Wir haben die Digital-Agentur Camao mit dabeigehabt. Sie hat uns komplett beim Thema Bewegtbildkommunikation und beim Race Simulator unterstützt – von der Konzeption bis zur Betreuung vor Ort. Die Live-Produktion lief über unseren Messebauer. Die Social Media Kommunikation vor Ort haben wir über unser eigenes Team abgedeckt.
Eine aufwändige Kommunikation mit vielen Beteiligten. Wann habt ihr angefangen, die Messe vorzubereiten?
Ein Jahr vorher. Generell sehe ich es so, dass die digitale Kommunikation so früh wie möglich in die Planung mit einbezogen werden sollte. Ich war von Anfang an in unserem internen Planungsgremium mit dabei. Bei der Vorbereitung hat mir natürlich auch die Erfahrung von der electronica 2014 geholfen. So konnte ich sehr viele Ideen zum Standkonzept mit einbringen, die dann auch umgesetzt wurden. Ich habe z.B. die Videowall und die Bewegtbildproduktion gefordert und durchgesetzt. Letztlich habe ich dann nicht nur die Social Media, sondern einen großen Teil der Messekommunikation übernommen. Dazu gehörte auch die Produktion von täglichen Messejournalen. Durch die positiven Erfahrungen auf der Messe sind wir mit dem Marketing übrigens richtig gut zusammengewachsen.
Drei Erfolgstipps: Gut planen, spontan sein, eng abstimmen
Gab es auch Pannen, aus denen ihr etwas gelernt habt?
Ja, beispielsweise war mein Kalender – als Übersicht der gesamten Kommunikationsaktivitäten – für die Messe definitiv zu vollgepackt. Manche Aktionen wie Interviews haben oft einfach länger gedauert, als geplant – auch wenn wir Texte oder Moderationskarten vorbereitet hatten.

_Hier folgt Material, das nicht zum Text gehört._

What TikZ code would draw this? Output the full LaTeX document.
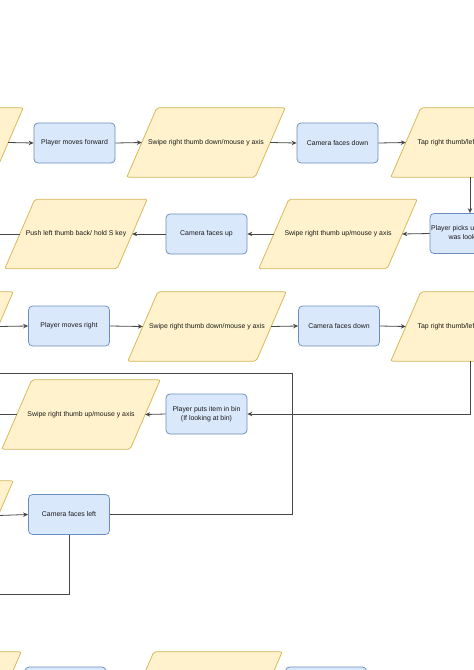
\documentclass[tikz,border=0pt]{standalone}
\usepackage{fontspec}
\setmainfont{Liberation Sans}
\usetikzlibrary{arrows.meta,calc}
\pgfdeclarelayer{background}
\pgfsetlayers{background,main}
\definecolor{yfill}{HTML}{FFF2CC}
\definecolor{ydraw}{HTML}{D6B656}
\definecolor{bfill}{HTML}{DAE8FC}
\definecolor{bdraw}{HTML}{6C8EBF}
\definecolor{txt}{HTML}{1A1A1A}
\newcommand{\pgram}[4]{%
  \node[paratext,minimum width=#3] (#1) at (#2) {#4};
  \begin{pgfonlayer}{background}
    \draw[parashape] ([xshift=15pt]#1.north west) -- ([xshift=15pt]#1.north east)
      -- ([xshift=-15pt]#1.south east) -- ([xshift=-15pt]#1.south west) -- cycle;
  \end{pgfonlayer}}
\begin{document}
\begin{tikzpicture}[x=1pt,y=-1pt,
  bluebox/.style={rectangle, rounded corners=4pt, draw=bdraw, fill=bfill, line width=0.75pt,
    minimum width=81pt, minimum height=40pt, inner sep=1pt, align=center,
    font=\fontsize{6.9}{9}\selectfont, text=txt},
  paratext/.style={rectangle, inner sep=0pt, minimum height=69pt, align=center,
    font=\fontsize{6.9}{9}\selectfont, text=txt},
  parashape/.style={draw=ydraw, fill=yfill, line width=0.75pt, rounded corners=2pt},
  conn/.style={draw=black!72, line width=0.8pt},
  arr/.style={conn, -{Stealth[length=5pt,width=4.5pt]}}]
\useasboundingbox (0,0) rectangle (474,670);
\clip (0,0) rectangle (474,670);

% row 1
\pgram{lp1}{-56,142.5}{128pt}{}
\node[bluebox] (fwd) at (74.5,143) {Player moves forward};
\pgram{swd1}{206,142.5}{128pt}{Swipe right thumb down/mouse y axis}
\node[bluebox] (cdown1) at (337.5,143) {Camera faces down};
\pgram{tap1}{470,142.5}{128pt}{Tap right thumb/left mouse click\hspace*{8pt}}

% row 2
\node[bluebox] (picks) at (470.5,233.5) {Player picks up the item it\\was looking at};
\pgram{swu1}{338,234}{128pt}{Swipe right thumb up/mouse y axis}
\node[bluebox] (cup) at (206.5,234) {Camera faces up};
\pgram{push}{76,234}{112pt}{Push left thumb back/ hold S key}
\coordinate (out2) at (-20,234);

% row 3
\pgram{lp3}{-66,326.5}{128pt}{}
\node[bluebox] (right) at (69,326) {Player moves right};
\pgram{swd2}{207,326.5}{128pt}{Swipe right thumb down/mouse y axis}
\node[bluebox] (cdown2) at (339,326) {Camera faces down};
\pgram{tap2}{470,326.5}{128pt}{Tap right thumb/left mouse click\hspace*{8pt}}

% row 4
\node[bluebox] (bin) at (206.5,414) {Player puts item in bin\\(If looking at bin)};
\pgram{swu2}{81,414.5}{128pt}{Swipe right thumb up/mouse y axis}
\coordinate (out4) at (-20,414.5);

% row 5
\pgram{lp5}{-66,515.5}{128pt}{}
\node[bluebox] (cleft) at (69,514.5) {Camera faces left};
\coordinate (turnA) at (292,514.5);
\coordinate (turnB) at (292,373);
\coordinate (outA) at (-20,373);
\coordinate (outB) at (-20,594);

% row 6
\pgram{lp6}{-58,686.5}{128pt}{}
\node[bluebox] (bot1) at (65.5,687) {};
\pgram{bp6}{203,686.5}{128pt}{}
\node[bluebox] (bot2) at (326,687) {};

% connectors
\draw[arr] (lp1.east) -- (fwd.west);
\draw[arr] (fwd.east) -- (swd1.west);
\draw[arr] (swd1.east) -- (cdown1.west);
\draw[arr] (cdown1.east) -- (tap1.west);
\draw[arr] (tap1.south) -- (tap1.south |- picks.north);
\draw[arr] (picks.west) -- (swu1.east);
\draw[arr] (swu1.west) -- (cup.east);
\draw[arr] (cup.west) -- (push.east);
\draw[conn] (push.west) -- (out2);

\draw[arr] (lp3.east) -- (right.west);
\draw[arr] (right.east) -- (swd2.west);
\draw[arr] (swd2.east) -- (cdown2.west);
\draw[arr] (cdown2.east) -- (tap2.west);
\draw[arr] (tap2.south) |- (bin.east);
\draw[arr] (bin.west) -- (swu2.east);
\draw[conn] (swu2.west) -- (out4);

\draw[arr] (lp5.east) -- (cleft.west);
\draw[conn] (cleft.east) -- (turnA) -- (turnB) -- (outA);
\draw[conn] (cleft.south) |- (outB);
\end{tikzpicture}
\end{document}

Nicht jeder kommt pünktlich oder ist ein Profi vor der Kamera. Manche Briefings funktionieren auch nicht so, wie man sich das vorher denkt. Hier hilft sicher noch mehr Abstimmung im Vorfeld.
Was sind deine drei Empfehlungen für eine erfolgreiche Social-Media-Kommunikation bei Events?
Erstens: 70 bis 80 Prozent der Content-Planung und ein Briefing sollten vorher stehen – das betrifft beispielsweise das Anteasern von Präsentationen oder die Vorbereitung von Interviews.
Zweitens: Die Spontanität nicht vergessen. Eine gute Planung und Inszenierung der Messe ist zwar ausgesprochen wichtig. Aber bei aller Inszenierung sollten die Inhalte authentisch rüberkommen.
Drittens: Die Abstimmung aller Beteiligten vor Ort ist wichtig. Beim Morgen-Briefing haben wir die Aufgaben verteilt. So wusste jeder, was wann zu tun war. Auch mit dem abendlichen Debriefing beim Essen haben wir gute Erfahrungen gemacht. Man wächst einfach zusammen.
Last but not least: Auch, wenn es stressig ist: Bleibt cool! Das ist nicht immer leicht. Gerade wenn die Geschäftsleitung danebensteht. Aber es ist wichtig und hilfreich, trotz der ganzen Hektik und Emotionalität Ruhe und Souveränität auszustrahlen.
Vielen Dank für das Gespräch, Christopher!
Das Interview mit Christopher zeigt: Mit einer Twitterwall ist es nicht getan, wenn man eine erfolgreiche digitale Live-Kommunikation auf Events anstrebt. Vielmehr ist eine gründliche Planung im Vorfeld die halbe Miete. Teilweise müssen dabei auch Kompetenzen integriert werden, die in vielen Unternehmen noch im Aufbau sind – etwa bei der Live-Kommunikation über Videos. Auch ein gutes Teamwork ist bei einer intensiven Zusammenarbeit über mehrere Tage und mehr oder weniger rund um die Uhr unerlässlich.